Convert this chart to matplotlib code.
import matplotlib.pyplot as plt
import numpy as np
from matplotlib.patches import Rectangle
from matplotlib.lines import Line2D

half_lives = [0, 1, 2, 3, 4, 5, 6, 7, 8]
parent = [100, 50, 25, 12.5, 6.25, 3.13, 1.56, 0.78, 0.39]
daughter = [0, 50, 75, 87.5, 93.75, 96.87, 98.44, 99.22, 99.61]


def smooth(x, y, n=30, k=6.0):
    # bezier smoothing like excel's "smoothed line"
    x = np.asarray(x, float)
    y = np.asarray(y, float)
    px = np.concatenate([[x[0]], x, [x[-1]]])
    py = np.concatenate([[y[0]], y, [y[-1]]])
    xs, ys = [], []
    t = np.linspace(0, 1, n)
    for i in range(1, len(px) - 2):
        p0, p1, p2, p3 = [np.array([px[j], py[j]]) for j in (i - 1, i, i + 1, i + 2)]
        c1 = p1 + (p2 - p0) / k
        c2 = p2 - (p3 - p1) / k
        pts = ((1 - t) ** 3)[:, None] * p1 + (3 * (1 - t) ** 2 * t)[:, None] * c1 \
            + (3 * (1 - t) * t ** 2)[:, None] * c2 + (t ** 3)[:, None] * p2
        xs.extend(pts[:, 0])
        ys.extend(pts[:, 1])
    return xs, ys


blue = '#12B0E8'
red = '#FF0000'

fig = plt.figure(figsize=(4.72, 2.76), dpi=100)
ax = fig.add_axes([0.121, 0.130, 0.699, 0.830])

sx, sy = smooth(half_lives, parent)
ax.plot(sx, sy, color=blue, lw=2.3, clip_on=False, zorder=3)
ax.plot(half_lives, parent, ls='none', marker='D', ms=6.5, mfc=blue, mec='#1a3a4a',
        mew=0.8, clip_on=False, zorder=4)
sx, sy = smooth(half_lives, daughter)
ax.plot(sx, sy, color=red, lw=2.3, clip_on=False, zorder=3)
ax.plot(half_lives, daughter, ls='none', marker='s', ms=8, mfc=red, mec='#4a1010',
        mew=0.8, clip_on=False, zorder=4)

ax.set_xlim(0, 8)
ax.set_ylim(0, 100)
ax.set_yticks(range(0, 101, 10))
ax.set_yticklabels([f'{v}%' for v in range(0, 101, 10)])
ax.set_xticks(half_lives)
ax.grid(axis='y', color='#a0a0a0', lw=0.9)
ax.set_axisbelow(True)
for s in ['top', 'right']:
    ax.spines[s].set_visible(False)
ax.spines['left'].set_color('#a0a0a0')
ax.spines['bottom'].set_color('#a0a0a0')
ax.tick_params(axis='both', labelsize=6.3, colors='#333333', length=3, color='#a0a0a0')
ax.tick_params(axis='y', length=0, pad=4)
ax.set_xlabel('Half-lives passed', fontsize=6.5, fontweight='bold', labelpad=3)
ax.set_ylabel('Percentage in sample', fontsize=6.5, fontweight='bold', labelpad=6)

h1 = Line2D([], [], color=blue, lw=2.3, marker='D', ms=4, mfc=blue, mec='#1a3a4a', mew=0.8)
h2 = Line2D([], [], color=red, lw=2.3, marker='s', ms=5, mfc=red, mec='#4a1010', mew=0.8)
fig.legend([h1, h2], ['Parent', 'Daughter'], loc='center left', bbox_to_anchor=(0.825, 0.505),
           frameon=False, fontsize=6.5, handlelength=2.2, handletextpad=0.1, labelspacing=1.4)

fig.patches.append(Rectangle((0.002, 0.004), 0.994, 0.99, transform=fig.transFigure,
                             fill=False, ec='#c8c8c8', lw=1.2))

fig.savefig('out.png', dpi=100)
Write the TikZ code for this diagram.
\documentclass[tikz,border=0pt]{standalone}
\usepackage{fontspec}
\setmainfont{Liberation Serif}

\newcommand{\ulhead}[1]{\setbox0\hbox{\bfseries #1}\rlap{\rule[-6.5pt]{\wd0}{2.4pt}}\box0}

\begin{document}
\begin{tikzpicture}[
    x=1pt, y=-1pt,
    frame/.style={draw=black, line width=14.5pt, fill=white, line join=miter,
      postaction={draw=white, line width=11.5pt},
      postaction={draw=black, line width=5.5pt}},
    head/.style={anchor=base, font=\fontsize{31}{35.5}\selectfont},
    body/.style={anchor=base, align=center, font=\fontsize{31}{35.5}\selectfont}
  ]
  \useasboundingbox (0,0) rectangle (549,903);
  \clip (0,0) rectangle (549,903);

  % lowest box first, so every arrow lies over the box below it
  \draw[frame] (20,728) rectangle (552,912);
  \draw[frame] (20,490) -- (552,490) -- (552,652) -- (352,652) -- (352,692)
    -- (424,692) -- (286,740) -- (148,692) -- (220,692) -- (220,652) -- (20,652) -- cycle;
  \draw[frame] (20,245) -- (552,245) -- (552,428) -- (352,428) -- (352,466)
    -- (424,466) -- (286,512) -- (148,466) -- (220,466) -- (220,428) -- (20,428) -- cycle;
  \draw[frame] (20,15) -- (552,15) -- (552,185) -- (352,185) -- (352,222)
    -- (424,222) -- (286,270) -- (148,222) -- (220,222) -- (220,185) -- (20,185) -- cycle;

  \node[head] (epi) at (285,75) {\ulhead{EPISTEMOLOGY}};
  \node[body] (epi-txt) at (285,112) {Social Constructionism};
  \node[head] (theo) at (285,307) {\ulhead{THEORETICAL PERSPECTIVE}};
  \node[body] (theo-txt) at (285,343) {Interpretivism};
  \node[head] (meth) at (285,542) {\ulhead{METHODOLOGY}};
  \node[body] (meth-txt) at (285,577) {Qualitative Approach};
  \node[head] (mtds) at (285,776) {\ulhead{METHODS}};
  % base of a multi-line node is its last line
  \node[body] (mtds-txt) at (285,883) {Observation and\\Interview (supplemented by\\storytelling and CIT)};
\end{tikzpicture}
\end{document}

==

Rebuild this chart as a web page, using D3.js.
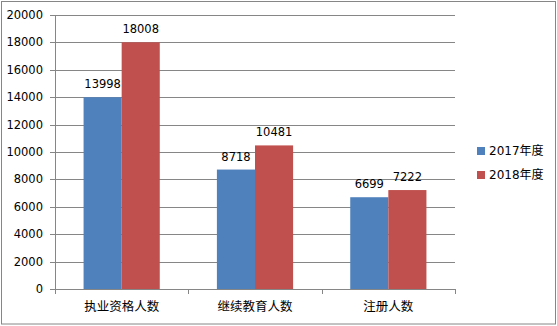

--

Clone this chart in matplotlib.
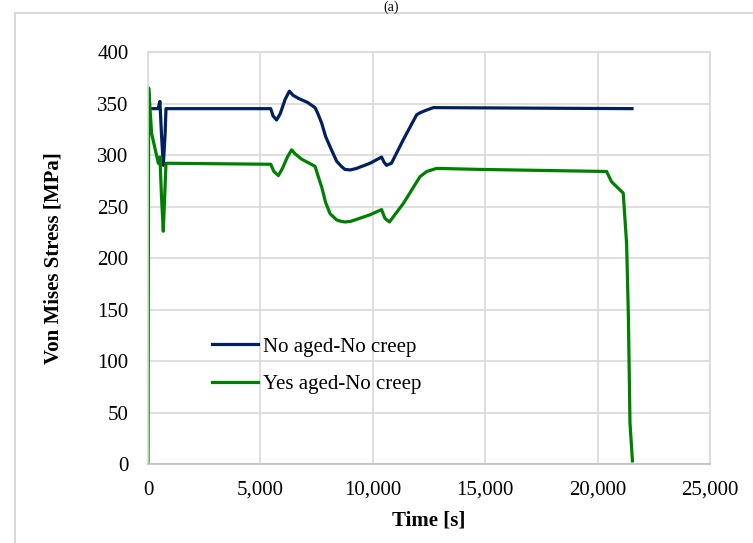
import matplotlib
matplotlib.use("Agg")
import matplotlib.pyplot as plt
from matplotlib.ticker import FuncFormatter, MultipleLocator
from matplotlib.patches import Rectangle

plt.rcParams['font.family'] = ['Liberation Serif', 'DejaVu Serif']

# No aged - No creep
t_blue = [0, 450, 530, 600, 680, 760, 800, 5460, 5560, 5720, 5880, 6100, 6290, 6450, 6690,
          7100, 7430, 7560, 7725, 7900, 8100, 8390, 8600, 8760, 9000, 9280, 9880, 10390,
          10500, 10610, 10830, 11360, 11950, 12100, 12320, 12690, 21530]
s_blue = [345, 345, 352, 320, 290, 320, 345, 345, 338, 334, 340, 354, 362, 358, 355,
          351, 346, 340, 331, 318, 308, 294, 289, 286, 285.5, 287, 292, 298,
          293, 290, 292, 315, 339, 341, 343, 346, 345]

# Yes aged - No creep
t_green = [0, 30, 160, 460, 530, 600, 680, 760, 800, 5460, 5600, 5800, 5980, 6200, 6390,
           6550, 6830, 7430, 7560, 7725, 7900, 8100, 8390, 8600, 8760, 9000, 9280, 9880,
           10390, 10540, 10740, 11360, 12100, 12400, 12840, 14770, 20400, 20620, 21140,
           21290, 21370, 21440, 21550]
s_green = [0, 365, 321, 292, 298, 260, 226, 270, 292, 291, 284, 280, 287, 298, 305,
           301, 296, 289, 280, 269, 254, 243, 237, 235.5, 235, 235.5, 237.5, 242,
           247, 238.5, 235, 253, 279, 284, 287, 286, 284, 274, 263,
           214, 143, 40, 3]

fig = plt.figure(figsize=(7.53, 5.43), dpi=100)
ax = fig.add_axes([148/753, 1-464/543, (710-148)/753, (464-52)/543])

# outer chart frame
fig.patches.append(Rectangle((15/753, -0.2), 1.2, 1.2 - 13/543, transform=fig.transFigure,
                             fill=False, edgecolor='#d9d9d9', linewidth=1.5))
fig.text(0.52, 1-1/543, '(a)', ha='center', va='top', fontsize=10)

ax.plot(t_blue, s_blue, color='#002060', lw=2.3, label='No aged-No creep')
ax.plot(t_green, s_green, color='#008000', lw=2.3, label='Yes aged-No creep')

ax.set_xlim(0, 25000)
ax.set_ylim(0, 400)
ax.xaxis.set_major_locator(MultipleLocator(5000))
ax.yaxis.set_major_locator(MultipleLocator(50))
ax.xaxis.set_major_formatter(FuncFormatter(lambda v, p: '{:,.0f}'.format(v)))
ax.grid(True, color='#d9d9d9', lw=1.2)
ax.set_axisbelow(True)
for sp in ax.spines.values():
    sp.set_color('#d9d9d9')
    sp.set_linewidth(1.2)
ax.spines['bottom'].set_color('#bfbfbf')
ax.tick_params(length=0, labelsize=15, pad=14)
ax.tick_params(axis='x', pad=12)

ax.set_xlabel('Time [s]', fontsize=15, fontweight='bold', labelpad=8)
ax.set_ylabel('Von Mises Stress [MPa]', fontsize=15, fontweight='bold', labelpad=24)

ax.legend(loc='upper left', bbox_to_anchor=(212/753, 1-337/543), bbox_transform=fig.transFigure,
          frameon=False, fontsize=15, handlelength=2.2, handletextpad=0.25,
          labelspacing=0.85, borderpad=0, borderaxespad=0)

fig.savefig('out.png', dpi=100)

* Work to be completed
Extract the stretch of lines that begins at the line with "Clone this chart in matplotlib." and ends at the line with "plt.rcParams['font.family'] = ['Liberation", inclusive. Omit every picture.

* Correct answer
Clone this chart in matplotlib.
import matplotlib
matplotlib.use("Agg")
import matplotlib.pyplot as plt
from matplotlib.ticker import FuncFormatter, MultipleLocator
from matplotlib.patches import Rectangle

plt.rcParams['font.family'] = ['Liberation Serif', 'DejaVu Serif']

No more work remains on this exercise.